Data shown:
==================================================
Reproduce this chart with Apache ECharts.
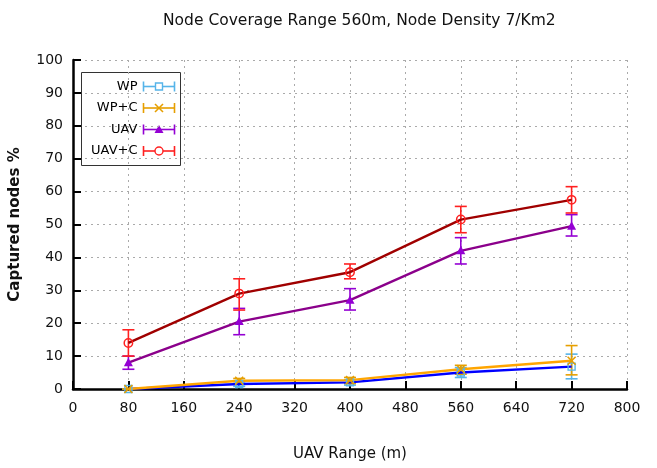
<!DOCTYPE html>
<html><head><meta charset="utf-8">
<script src="https://cdn.jsdelivr.net/npm/echarts@6/dist/echarts.min.js"></script>
<style>html,body{margin:0;padding:0;background:#fff}#c{width:657px;height:468px}</style>
</head><body><div id="c"></div>
<script>
var xValues = [80, 240, 400, 560, 720];
var seriesNames = ['WP', 'WP+C', 'UAV', 'UAV+C'];
var wpMean = [0, 1.5, 2, 5, 6.8];
var wpLow = [0, 0.8, 1.2, 3.5, 3.1];
var wpHigh = [0, 2.2, 2.8, 6.5, 10.6];
var wpcMean = [0, 2.5, 2.7, 6, 8.6];
var wpcLow = [0, 1.5, 1.7, 4.5, 4.3];
var wpcHigh = [0, 3.2, 3.5, 7.2, 13.2];
var uavMean = [8, 20.5, 27, 42, 49.5];
var uavLow = [6, 16.5, 24, 38, 46.5];
var uavHigh = [10, 24.5, 30.5, 46, 53];
var uavcMean = [14, 29, 35.5, 51.5, 57.5];
var uavcLow = [10, 24, 33.5, 47.5, 53.5];
var uavcHigh = [18, 33.5, 38, 55.5, 61.5];
var xTicks = [0, 80, 160, 240, 320, 400, 480, 560, 640, 720, 800];
var yTicks = [0, 10, 20, 30, 40, 50, 60, 70, 80, 90, 100];

var lineColors = ['#0000ff', '#ffa500', '#8b008b', '#a00000'];
var barColors = ['#56b4e9', '#e69f00', '#9400d3', '#ff2020'];
var means = [wpMean, wpcMean, uavMean, uavcMean];
var lows = [wpLow, wpcLow, uavLow, uavcLow];
var highs = [wpHigh, wpcHigh, uavHigh, uavcHigh];

var chart = echarts.init(document.getElementById('c'));
var series = [];
function errItem(color) {
  return function (params, api) {
    var x = api.value(0);
    var lo = api.coord([x, api.value(1)]);
    var hi = api.coord([x, api.value(2)]);
    var w = 6;
    var st = {stroke: color, lineWidth: 1.6, fill: null};
    return {type: 'group', children: [
      {type: 'line', shape: {x1: lo[0], y1: lo[1], x2: hi[0], y2: hi[1]}, style: st},
      {type: 'line', shape: {x1: lo[0] - w, y1: lo[1], x2: lo[0] + w, y2: lo[1]}, style: st},
      {type: 'line', shape: {x1: hi[0] - w, y1: hi[1], x2: hi[0] + w, y2: hi[1]}, style: st}
    ]};
  };
}
function markItem(kind, color) {
  return function (params, api) {
    var p = api.coord([api.value(0), api.value(1)]);
    var x = p[0], y = p[1];
    if (kind === 0) return {type: 'rect', shape: {x: x - 3.5, y: y - 3.5, width: 7, height: 7}, style: {fill: null, stroke: color, lineWidth: 1.4}};
    if (kind === 1) return {type: 'group', children: [
      {type: 'line', shape: {x1: x - 4, y1: y - 4, x2: x + 4, y2: y + 4}, style: {stroke: color, lineWidth: 1.6}},
      {type: 'line', shape: {x1: x - 4, y1: y + 4, x2: x + 4, y2: y - 4}, style: {stroke: color, lineWidth: 1.6}}]};
    if (kind === 2) return {type: 'polygon', shape: {points: [[x, y - 5], [x + 4.5, y + 3.5], [x - 4.5, y + 3.5]]}, style: {fill: color}};
    return {type: 'circle', shape: {cx: x, cy: y, r: 4.2}, style: {fill: null, stroke: color, lineWidth: 1.5}};
  };
}
for (var i = 0; i < 4; i++) {
  var ed = xValues.map(function (x, j) { return [x, lows[i][j], highs[i][j]]; });
  series.push({type: 'custom', name: seriesNames[i] + ' err', data: ed, renderItem: errItem(barColors[i]), encode: {x: 0, y: [1, 2]}, z: 2, silent: true});
}
for (var i = 0; i < 4; i++) {
  var d = xValues.map(function (x, j) { return [x, means[i][j]]; });
  series.push({type: 'line', name: seriesNames[i], data: d, showSymbol: false, symbol: 'none', lineStyle: {color: lineColors[i], width: 2.4}, z: 3, silent: true});
}
for (var i = 0; i < 4; i++) {
  var d = xValues.map(function (x, j) { return [x, means[i][j]]; });
  series.push({type: 'custom', name: seriesNames[i] + ' pt', data: d, renderItem: markItem(i, barColors[i]), encode: {x: 0, y: 1}, z: 4, silent: true});
}

// legend graphic
var legendChildren = [{type: 'rect', shape: {x: 0, y: 0, width: 99, height: 93}, style: {fill: '#fff', stroke: '#333', lineWidth: 1}}];
for (var i = 0; i < 4; i++) {
  var cy = 14 + i * 21.5;
  var c = barColors[i];
  legendChildren.push({type: 'text', style: {text: seriesNames[i], x: 56, y: cy, align: 'right', verticalAlign: 'middle', font: '13px "DejaVu Sans"', fill: '#000'}});
  legendChildren.push({type: 'line', shape: {x1: 62, y1: cy, x2: 93, y2: cy}, style: {stroke: c, lineWidth: 1.6}});
  legendChildren.push({type: 'line', shape: {x1: 62, y1: cy - 5, x2: 62, y2: cy + 5}, style: {stroke: c, lineWidth: 1.6}});
  legendChildren.push({type: 'line', shape: {x1: 93, y1: cy - 5, x2: 93, y2: cy + 5}, style: {stroke: c, lineWidth: 1.6}});
  var mx = 77.5;
  if (i === 0) legendChildren.push({type: 'rect', shape: {x: mx - 3.5, y: cy - 3.5, width: 7, height: 7}, style: {fill: '#fff', stroke: c, lineWidth: 1.4}});
  if (i === 1) {
    legendChildren.push({type: 'line', shape: {x1: mx - 4, y1: cy - 4, x2: mx + 4, y2: cy + 4}, style: {stroke: c, lineWidth: 1.6}});
    legendChildren.push({type: 'line', shape: {x1: mx - 4, y1: cy + 4, x2: mx + 4, y2: cy - 4}, style: {stroke: c, lineWidth: 1.6}});
  }
  if (i === 2) legendChildren.push({type: 'polygon', shape: {points: [[mx, cy - 4.5], [mx + 4.5, cy + 3.5], [mx - 4.5, cy + 3.5]]}, style: {fill: c}});
  if (i === 3) legendChildren.push({type: 'circle', shape: {cx: mx, cy: cy, r: 4}, style: {fill: '#fff', stroke: c, lineWidth: 1.4}});
}

var option = {
  animation: false,
  backgroundColor: '#fff',
  title: {text: 'Node Coverage Range 560m, Node Density 7/Km2', left: 158, top: 8, textStyle: {fontFamily: 'DejaVu Sans', fontSize: 15.5, fontWeight: 'normal', color: '#111'}},
  grid: {left: 73, right: 30, top: 60, bottom: 79, show: false},
  xAxis: {type: 'value', min: 0, max: 800, interval: 80, name: 'UAV Range (m)', nameLocation: 'middle', nameGap: 58,
    nameTextStyle: {fontFamily: 'DejaVu Sans', fontSize: 15, color: '#111'},
    axisLine: {show: true, onZero: false, lineStyle: {color: '#000', width: 2.5}},
    axisTick: {show: true, inside: true, length: 8, lineStyle: {color: '#000', width: 2}},
    axisLabel: {fontFamily: 'DejaVu Sans', fontSize: 14, color: '#111', margin: 12},
    splitLine: {show: true, lineStyle: {color: '#aaa', type: [2, 4], width: 1}}},
  yAxis: {type: 'value', min: 0, max: 100, interval: 10, name: 'Captured nodes %', nameLocation: 'middle', nameGap: 50,
    nameTextStyle: {fontFamily: 'DejaVu Sans', fontSize: 15, fontWeight: 'bold', color: '#111'},
    axisLine: {show: true, lineStyle: {color: '#000', width: 2.5}},
    axisTick: {show: true, inside: true, length: 8, lineStyle: {color: '#000', width: 2}},
    axisLabel: {fontFamily: 'DejaVu Sans', fontSize: 14, color: '#111', margin: 10},
    splitLine: {show: true, lineStyle: {color: '#aaa', type: [2, 4], width: 1}}},
  series: series,
  graphic: [{type: 'group', left: 81, top: 72, z: 100, children: legendChildren}]
};
chart.setOption(option);
</script></body></html>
==================================================
Your goal: From the first line above down to the line with "var highs = [wpHigh, wpcHigh, uavHigh, uavcHigh];", reproduce every line and no others, omitting pictures.

Problem solution:
Reproduce this chart with Apache ECharts.
<!DOCTYPE html>
<html><head><meta charset="utf-8">
<script src="https://cdn.jsdelivr.net/npm/echarts@6/dist/echarts.min.js"></script>
<style>html,body{margin:0;padding:0;background:#fff}#c{width:657px;height:468px}</style>
</head><body><div id="c"></div>
<script>
var xValues = [80, 240, 400, 560, 720];
var seriesNames = ['WP', 'WP+C', 'UAV', 'UAV+C'];
var wpMean = [0, 1.5, 2, 5, 6.8];
var wpLow = [0, 0.8, 1.2, 3.5, 3.1];
var wpHigh = [0, 2.2, 2.8, 6.5, 10.6];
var wpcMean = [0, 2.5, 2.7, 6, 8.6];
var wpcLow = [0, 1.5, 1.7, 4.5, 4.3];
var wpcHigh = [0, 3.2, 3.5, 7.2, 13.2];
var uavMean = [8, 20.5, 27, 42, 49.5];
var uavLow = [6, 16.5, 24, 38, 46.5];
var uavHigh = [10, 24.5, 30.5, 46, 53];
var uavcMean = [14, 29, 35.5, 51.5, 57.5];
var uavcLow = [10, 24, 33.5, 47.5, 53.5];
var uavcHigh = [18, 33.5, 38, 55.5, 61.5];
var xTicks = [0, 80, 160, 240, 320, 400, 480, 560, 640, 720, 800];
var yTicks = [0, 10, 20, 30, 40, 50, 60, 70, 80, 90, 100];

var lineColors = ['#0000ff', '#ffa500', '#8b008b', '#a00000'];
var barColors = ['#56b4e9', '#e69f00', '#9400d3', '#ff2020'];
var means = [wpMean, wpcMean, uavMean, uavcMean];
var lows = [wpLow, wpcLow, uavLow, uavcLow];
var highs = [wpHigh, wpcHigh, uavHigh, uavcHigh];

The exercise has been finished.